We determine the form of dissipative currents at the first order in relativistic spin hydrodynamics with finite chemical potential including gradients of the spin potential. Taking advantage of isotropy in the hydrodynamic local rest frame, using a suitable matching condition for the flow velocity and enforcing the semi-positivity of entropy production, we find 23 dissipative transport coefficients relating dissipative currents to gradients of the thermo-hydrodynamic fields: 4 for the symmetric part of the energy-momentum tensor, 5 for the antisymmetric part, 3 for the conserved vector current, and 11 for the spin tensor. We compare our finding with previous results in literature.

Figures (2)

• Figure 1: Three-dimensional foliation of initial Cauchy space-like hyperspace $\Sigma_{(0)}$, with volume $\Omega$, and present time hypersurface $\Sigma_{(t)}$, where $\hat{n}$ is chosen to be the fluid four-velocity.

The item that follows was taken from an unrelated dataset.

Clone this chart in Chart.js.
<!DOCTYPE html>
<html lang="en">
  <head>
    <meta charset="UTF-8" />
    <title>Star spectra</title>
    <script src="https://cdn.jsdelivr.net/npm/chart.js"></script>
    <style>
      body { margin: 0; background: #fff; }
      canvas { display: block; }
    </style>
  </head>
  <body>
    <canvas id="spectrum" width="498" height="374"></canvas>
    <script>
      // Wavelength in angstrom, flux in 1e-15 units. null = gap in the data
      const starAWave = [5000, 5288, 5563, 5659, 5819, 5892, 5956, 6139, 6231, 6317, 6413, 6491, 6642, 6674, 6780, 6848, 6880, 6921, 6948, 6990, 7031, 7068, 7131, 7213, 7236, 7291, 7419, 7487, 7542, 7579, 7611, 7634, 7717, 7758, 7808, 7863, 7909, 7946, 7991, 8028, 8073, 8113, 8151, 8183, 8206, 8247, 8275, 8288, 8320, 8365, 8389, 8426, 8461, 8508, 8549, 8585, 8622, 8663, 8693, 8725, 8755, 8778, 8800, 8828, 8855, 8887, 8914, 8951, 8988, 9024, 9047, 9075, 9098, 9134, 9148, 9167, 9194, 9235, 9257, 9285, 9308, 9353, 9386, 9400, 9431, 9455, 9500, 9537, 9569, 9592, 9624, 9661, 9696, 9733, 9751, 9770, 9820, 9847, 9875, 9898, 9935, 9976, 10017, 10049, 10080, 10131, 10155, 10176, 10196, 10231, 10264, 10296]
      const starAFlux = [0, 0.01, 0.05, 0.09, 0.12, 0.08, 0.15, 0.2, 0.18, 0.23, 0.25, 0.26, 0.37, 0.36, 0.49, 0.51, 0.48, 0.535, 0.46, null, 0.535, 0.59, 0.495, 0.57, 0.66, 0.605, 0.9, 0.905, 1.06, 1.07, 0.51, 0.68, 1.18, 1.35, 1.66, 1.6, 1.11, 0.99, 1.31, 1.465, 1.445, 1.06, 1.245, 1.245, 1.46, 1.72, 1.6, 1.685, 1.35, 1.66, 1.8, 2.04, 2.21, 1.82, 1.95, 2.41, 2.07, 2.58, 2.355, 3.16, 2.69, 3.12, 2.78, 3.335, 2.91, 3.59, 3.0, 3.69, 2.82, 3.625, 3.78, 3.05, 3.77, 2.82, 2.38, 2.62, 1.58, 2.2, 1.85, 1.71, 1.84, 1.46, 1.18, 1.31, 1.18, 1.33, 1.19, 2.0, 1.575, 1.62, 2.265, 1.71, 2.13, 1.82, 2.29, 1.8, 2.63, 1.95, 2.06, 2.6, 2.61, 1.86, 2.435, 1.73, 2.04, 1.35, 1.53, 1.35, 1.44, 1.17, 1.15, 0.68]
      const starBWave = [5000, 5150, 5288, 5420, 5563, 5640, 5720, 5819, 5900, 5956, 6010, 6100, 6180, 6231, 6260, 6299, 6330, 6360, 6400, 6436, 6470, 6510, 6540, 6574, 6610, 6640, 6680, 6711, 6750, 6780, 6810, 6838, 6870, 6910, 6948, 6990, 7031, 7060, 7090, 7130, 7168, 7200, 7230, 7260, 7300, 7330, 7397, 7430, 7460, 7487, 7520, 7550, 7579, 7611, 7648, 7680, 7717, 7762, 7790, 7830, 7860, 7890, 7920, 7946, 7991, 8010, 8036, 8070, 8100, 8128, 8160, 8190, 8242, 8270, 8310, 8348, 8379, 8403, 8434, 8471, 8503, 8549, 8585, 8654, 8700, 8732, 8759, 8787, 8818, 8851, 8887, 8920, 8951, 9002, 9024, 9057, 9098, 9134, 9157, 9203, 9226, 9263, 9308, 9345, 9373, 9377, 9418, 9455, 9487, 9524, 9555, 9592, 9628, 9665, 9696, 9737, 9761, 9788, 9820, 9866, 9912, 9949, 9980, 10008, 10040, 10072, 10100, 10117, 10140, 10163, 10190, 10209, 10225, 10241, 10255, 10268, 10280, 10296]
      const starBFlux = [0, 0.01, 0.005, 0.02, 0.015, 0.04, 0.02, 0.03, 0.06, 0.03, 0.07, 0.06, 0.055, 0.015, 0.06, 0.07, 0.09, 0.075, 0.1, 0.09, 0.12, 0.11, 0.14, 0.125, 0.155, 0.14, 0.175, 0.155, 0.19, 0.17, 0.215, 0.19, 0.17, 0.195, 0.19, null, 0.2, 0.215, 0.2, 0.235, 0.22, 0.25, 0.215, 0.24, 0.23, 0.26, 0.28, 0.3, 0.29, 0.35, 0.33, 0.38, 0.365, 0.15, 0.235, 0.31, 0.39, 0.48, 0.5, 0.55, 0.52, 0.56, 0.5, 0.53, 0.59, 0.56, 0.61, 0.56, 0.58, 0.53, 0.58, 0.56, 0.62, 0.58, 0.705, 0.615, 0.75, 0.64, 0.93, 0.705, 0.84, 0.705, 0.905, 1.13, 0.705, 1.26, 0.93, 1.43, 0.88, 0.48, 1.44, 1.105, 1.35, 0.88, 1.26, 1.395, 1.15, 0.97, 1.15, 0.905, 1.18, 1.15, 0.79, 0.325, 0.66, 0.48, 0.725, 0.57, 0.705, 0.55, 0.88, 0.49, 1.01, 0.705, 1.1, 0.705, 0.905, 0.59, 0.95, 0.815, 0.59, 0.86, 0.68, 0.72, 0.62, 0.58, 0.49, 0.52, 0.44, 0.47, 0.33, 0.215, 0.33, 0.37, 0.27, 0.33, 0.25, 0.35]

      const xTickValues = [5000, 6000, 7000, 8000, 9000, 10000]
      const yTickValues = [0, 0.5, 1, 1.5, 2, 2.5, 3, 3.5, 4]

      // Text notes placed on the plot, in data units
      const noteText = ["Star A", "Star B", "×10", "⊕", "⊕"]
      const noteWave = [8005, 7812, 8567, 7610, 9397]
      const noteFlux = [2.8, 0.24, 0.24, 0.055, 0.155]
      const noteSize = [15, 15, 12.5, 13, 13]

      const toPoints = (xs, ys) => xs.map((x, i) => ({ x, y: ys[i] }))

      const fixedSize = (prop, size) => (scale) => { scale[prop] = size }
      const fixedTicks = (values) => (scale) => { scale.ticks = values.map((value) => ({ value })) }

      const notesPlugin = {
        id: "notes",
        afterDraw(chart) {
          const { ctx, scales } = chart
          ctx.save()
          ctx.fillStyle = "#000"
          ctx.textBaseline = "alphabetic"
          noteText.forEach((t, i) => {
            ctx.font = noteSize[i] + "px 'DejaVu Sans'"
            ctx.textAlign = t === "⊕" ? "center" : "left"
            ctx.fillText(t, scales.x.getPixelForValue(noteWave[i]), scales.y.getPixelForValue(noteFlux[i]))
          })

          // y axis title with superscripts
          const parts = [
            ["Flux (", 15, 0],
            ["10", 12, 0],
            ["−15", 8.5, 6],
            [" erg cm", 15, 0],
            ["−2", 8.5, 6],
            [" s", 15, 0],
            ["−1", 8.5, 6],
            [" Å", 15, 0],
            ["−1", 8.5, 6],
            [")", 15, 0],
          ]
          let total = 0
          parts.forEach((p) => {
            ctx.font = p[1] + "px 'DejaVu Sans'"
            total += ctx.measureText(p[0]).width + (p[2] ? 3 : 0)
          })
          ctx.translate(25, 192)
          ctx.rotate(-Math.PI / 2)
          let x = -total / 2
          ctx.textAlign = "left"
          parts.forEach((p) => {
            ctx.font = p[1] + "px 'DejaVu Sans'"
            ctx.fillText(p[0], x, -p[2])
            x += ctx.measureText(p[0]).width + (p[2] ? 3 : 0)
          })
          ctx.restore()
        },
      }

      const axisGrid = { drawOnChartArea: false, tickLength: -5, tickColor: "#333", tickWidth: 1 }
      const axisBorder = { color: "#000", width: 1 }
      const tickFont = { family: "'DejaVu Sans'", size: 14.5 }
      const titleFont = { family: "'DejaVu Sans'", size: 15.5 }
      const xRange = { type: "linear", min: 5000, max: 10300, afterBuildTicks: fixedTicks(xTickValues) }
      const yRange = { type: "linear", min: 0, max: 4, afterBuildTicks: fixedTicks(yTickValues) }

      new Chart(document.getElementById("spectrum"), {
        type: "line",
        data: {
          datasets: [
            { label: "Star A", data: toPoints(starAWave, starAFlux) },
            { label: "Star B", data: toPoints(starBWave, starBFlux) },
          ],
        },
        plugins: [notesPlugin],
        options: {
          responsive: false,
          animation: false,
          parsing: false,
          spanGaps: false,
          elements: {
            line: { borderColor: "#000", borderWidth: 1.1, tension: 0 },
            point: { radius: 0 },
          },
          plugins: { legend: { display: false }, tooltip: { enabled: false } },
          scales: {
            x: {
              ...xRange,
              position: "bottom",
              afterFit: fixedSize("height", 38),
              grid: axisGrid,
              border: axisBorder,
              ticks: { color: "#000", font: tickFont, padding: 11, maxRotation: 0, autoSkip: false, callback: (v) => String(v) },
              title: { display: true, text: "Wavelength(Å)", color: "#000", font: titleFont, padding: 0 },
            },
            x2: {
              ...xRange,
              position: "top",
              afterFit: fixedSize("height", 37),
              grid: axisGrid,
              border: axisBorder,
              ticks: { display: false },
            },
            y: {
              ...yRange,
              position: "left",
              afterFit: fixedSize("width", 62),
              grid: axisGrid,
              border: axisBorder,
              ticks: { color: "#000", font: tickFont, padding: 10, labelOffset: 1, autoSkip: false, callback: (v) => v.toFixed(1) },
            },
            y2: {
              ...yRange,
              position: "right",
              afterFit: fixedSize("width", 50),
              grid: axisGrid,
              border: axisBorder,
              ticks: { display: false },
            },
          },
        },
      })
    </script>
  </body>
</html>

• Figure 2: Left: The transport coefficients that have to be semipositive also in hydrodynamics without spin. Right: The additional coefficients that have to be semipositive in spin hydrodynamics. Here, $G$ denotes the coupling strengh of the four-fermi interaction. Note that we multiplied the coefficients $\Gamma^{(\kappa)}$ and $\Gamma^{(\omega)}$ by $z^2$ to render the result finite.